EXERCISE OBJECTIVE
Write the material out again in full, word for word. Do not include the pictures.
>> START GIVEN DATA
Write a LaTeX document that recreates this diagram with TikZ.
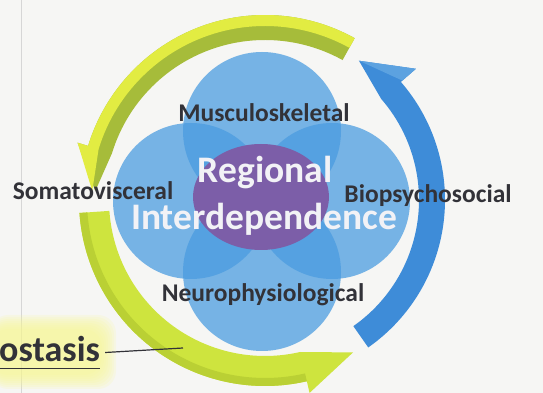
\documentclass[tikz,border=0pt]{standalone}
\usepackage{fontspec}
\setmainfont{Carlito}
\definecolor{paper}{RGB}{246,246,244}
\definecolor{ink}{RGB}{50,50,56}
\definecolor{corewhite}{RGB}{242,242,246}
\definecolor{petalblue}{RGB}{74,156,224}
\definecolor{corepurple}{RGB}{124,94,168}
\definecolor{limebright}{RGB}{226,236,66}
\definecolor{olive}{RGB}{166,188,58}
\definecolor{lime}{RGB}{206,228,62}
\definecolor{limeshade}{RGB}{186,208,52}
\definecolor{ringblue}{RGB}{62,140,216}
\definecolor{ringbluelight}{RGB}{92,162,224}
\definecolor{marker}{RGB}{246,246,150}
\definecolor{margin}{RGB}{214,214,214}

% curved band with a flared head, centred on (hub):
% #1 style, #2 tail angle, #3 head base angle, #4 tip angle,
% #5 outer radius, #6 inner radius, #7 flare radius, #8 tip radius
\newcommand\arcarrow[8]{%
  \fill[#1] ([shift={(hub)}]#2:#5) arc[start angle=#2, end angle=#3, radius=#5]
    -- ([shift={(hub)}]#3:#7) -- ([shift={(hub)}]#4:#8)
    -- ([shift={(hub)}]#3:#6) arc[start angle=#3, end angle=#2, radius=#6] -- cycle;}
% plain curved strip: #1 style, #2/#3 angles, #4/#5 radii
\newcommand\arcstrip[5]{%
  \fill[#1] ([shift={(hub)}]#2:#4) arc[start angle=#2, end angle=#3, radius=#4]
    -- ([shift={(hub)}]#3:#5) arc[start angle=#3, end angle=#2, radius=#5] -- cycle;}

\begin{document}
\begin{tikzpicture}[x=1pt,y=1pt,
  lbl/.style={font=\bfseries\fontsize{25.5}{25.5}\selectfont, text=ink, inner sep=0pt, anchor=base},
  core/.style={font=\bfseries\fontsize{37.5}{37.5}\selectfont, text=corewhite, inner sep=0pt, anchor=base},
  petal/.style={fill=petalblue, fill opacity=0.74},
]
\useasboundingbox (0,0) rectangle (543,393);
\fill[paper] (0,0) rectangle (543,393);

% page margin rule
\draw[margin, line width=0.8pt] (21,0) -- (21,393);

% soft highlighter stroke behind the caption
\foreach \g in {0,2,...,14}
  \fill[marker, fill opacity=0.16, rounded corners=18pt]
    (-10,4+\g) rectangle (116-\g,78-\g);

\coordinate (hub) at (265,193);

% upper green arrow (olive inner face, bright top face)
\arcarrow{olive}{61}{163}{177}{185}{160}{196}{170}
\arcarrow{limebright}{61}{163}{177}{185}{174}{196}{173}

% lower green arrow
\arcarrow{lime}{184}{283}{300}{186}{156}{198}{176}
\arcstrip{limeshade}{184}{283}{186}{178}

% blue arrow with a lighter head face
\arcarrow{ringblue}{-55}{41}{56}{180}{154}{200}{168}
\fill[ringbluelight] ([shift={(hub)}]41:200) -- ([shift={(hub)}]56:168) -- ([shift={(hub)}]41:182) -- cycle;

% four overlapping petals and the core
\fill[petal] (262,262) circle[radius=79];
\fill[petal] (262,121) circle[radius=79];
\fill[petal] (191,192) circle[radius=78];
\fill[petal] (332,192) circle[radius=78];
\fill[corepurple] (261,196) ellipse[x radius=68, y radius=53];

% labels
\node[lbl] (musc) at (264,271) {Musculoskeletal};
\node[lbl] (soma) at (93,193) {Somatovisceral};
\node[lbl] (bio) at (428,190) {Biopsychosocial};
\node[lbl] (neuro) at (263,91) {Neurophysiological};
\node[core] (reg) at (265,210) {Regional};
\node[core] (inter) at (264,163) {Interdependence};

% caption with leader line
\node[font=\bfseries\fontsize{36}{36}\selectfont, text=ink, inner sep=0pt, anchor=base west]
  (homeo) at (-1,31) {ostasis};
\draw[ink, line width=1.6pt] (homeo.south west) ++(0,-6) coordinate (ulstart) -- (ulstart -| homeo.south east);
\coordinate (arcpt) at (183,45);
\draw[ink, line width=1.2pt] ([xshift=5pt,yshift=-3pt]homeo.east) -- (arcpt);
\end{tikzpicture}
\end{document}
>> END GIVEN DATA
THE RESPONSE
Write a LaTeX document that recreates this diagram with TikZ.
\documentclass[tikz,border=0pt]{standalone}
\usepackage{fontspec}
\setmainfont{Carlito}
\definecolor{paper}{RGB}{246,246,244}
\definecolor{ink}{RGB}{50,50,56}
\definecolor{corewhite}{RGB}{242,242,246}
\definecolor{petalblue}{RGB}{74,156,224}
\definecolor{corepurple}{RGB}{124,94,168}
\definecolor{limebright}{RGB}{226,236,66}
\definecolor{olive}{RGB}{166,188,58}
\definecolor{lime}{RGB}{206,228,62}
\definecolor{limeshade}{RGB}{186,208,52}
\definecolor{ringblue}{RGB}{62,140,216}
\definecolor{ringbluelight}{RGB}{92,162,224}
\definecolor{marker}{RGB}{246,246,150}
\definecolor{margin}{RGB}{214,214,214}

% curved band with a flared head, centred on (hub):
% #1 style, #2 tail angle, #3 head base angle, #4 tip angle,
% #5 outer radius, #6 inner radius, #7 flare radius, #8 tip radius
\newcommand\arcarrow[8]{%
  \fill[#1] ([shift={(hub)}]#2:#5) arc[start angle=#2, end angle=#3, radius=#5]
    -- ([shift={(hub)}]#3:#7) -- ([shift={(hub)}]#4:#8)
    -- ([shift={(hub)}]#3:#6) arc[start angle=#3, end angle=#2, radius=#6] -- cycle;}
% plain curved strip: #1 style, #2/#3 angles, #4/#5 radii
\newcommand\arcstrip[5]{%
  \fill[#1] ([shift={(hub)}]#2:#4) arc[start angle=#2, end angle=#3, radius=#4]
    -- ([shift={(hub)}]#3:#5) arc[start angle=#3, end angle=#2, radius=#5] -- cycle;}

\begin{document}
\begin{tikzpicture}[x=1pt,y=1pt,
  lbl/.style={font=\bfseries\fontsize{25.5}{25.5}\selectfont, text=ink, inner sep=0pt, anchor=base},
  core/.style={font=\bfseries\fontsize{37.5}{37.5}\selectfont, text=corewhite, inner sep=0pt, anchor=base},
  petal/.style={fill=petalblue, fill opacity=0.74},
]
\useasboundingbox (0,0) rectangle (543,393);
\fill[paper] (0,0) rectangle (543,393);

% page margin rule
\draw[margin, line width=0.8pt] (21,0) -- (21,393);

% soft highlighter stroke behind the caption
\foreach \g in {0,2,...,14}
  \fill[marker, fill opacity=0.16, rounded corners=18pt]
    (-10,4+\g) rectangle (116-\g,78-\g);

\coordinate (hub) at (265,193);

% upper green arrow (olive inner face, bright top face)
\arcarrow{olive}{61}{163}{177}{185}{160}{196}{170}
\arcarrow{limebright}{61}{163}{177}{185}{174}{196}{173}

% lower green arrow
\arcarrow{lime}{184}{283}{300}{186}{156}{198}{176}
\arcstrip{limeshade}{184}{283}{186}{178}

% blue arrow with a lighter head face
\arcarrow{ringblue}{-55}{41}{56}{180}{154}{200}{168}
\fill[ringbluelight] ([shift={(hub)}]41:200) -- ([shift={(hub)}]56:168) -- ([shift={(hub)}]41:182) -- cycle;

% four overlapping petals and the core
\fill[petal] (262,262) circle[radius=79];
\fill[petal] (262,121) circle[radius=79];
\fill[petal] (191,192) circle[radius=78];
\fill[petal] (332,192) circle[radius=78];
\fill[corepurple] (261,196) ellipse[x radius=68, y radius=53];

% labels
\node[lbl] (musc) at (264,271) {Musculoskeletal};
\node[lbl] (soma) at (93,193) {Somatovisceral};
\node[lbl] (bio) at (428,190) {Biopsychosocial};
\node[lbl] (neuro) at (263,91) {Neurophysiological};
\node[core] (reg) at (265,210) {Regional};
\node[core] (inter) at (264,163) {Interdependence};

% caption with leader line
\node[font=\bfseries\fontsize{36}{36}\selectfont, text=ink, inner sep=0pt, anchor=base west]
  (homeo) at (-1,31) {ostasis};
\draw[ink, line width=1.6pt] (homeo.south west) ++(0,-6) coordinate (ulstart) -- (ulstart -| homeo.south east);
\coordinate (arcpt) at (183,45);
\draw[ink, line width=1.2pt] ([xshift=5pt,yshift=-3pt]homeo.east) -- (arcpt);
\end{tikzpicture}
\end{document}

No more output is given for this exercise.